# Critique Jasper, 6 yo Roan QH Gelding



## waresbear (Jun 18, 2011)

No critique from me, just a comment, Nice horse!!!


----------



## Lopin N Paint (May 30, 2012)

Thank you. He really grew on me fast! He is one of those that if all he was good for is a cute pasture pet to look at and feed I would still keep him around. I like his personality that much.
_Posted via Mobile Device_


----------



## tinyliny (Oct 31, 2009)

I see the downhillness. that's an asset in some kinds of western riding, no?


----------



## Tryst (Feb 8, 2012)

Pretty color and in nice condition. He has a nice balanced look to him. Both shoulder and front pasterns are a bit too upright. However point of shoulder appears fairly high so likely does not restrict him as much as some. Back is a nice length, though could be shorter and stronger through the coupling. Somewhat downhill, as you said. I like his croup shape. Appears to be slightly back at the knee. The neck ties in well, but something about the muscling looks odd... Can't quite put my finger on it. Looks like a good using sort.


----------



## Tryst (Feb 8, 2012)

Ok I looked at his neck more and I think it looks odd because about 8" back from his poll is an area that looks really overdeveloped - almost like a bulge. Does he brace against a tie down? All and all I think his neck could be more properly muscled, but I think that one bulgy spot is why it looks so odd to me.


----------



## Lopin N Paint (May 30, 2012)

Tryst said:


> Ok I looked at his neck more and I think it looks odd because about 8" back from his poll is an area that looks really overdeveloped - almost like a bulge. Does he brace against a tie down? All and all I think his neck could be more properly muscled, but I think that one bulgy spot is why it looks so odd to me.
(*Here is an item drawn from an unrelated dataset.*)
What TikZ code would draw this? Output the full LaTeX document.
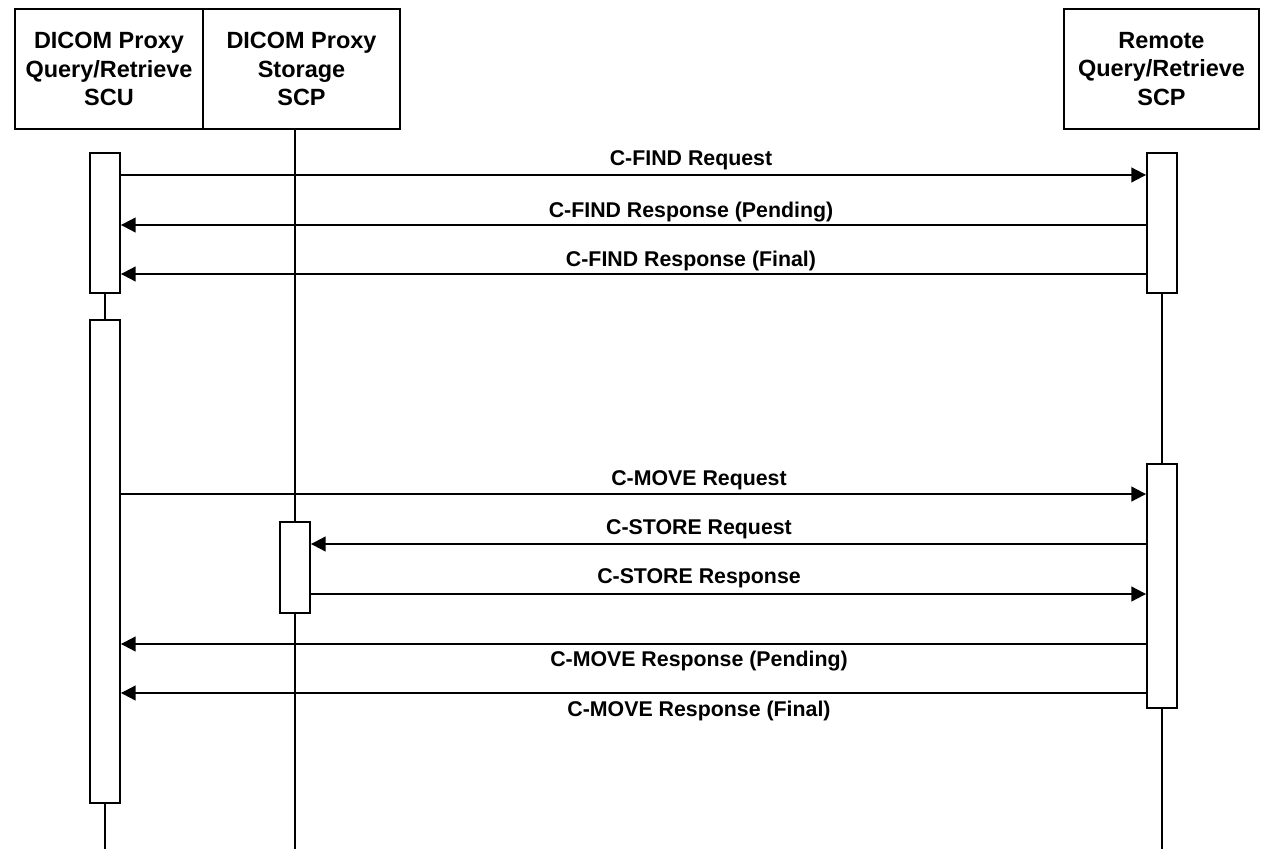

It's hard to tell if what you see is color or bulge... But yes his old owner did ride him in a tie down and he is VERY stiff and bracey. 

That being said he also has a spot in his neck where it appears a chunk was taken out.... I think this poor young horse has had a pretty tough to of it so far.


----------



## Lopin N Paint (May 30, 2012)

tinyliny said:


> I see the downhillness. that's an asset in some kinds of western riding, no?


Not really anymore. I see it a lot in cutting horses though... But I don't think it's desirable anymore. With reining where you want that horse as soft and free upfront as possible, I'm guessing the downhillness will make it difficult for this horse...


----------



## Boo Walker (Jul 25, 2012)

Love him! You have a good eye, I see many happy years ahead for the two of you. Looks like he could give just about anything a good try!


----------



## CandyCanes (Jul 1, 2013)

I think he moves close behind, and is toed out and cow hocked. But I adore his color. I love roans


----------



## EthanQ (Sep 5, 2011)

Does anyone else see him as cow hocked? I love bay roans


----------



## Tryst (Feb 8, 2012)

EthanQ said:


> Does anyone else see him as cow hocked? I love bay roans


No, not really. If he is, it is very slight. I think he is standing a bit close behind in that rear photo, but does not appear to stand that way in the other photos. Horse's toes need to point out a bit for the way that they move. Pointing straight ahead is incorrect. For true cow hocks the point of the hock will be closer than the pastern.


----------



## Weezilla (Aug 3, 2012)

Beautiful face, lovely ears on him  I just adore blue roans!


----------



## FlynnRider (Jan 9, 2013)

I don't have anything productive to add, just that he's adorable and looks great in blue!


----------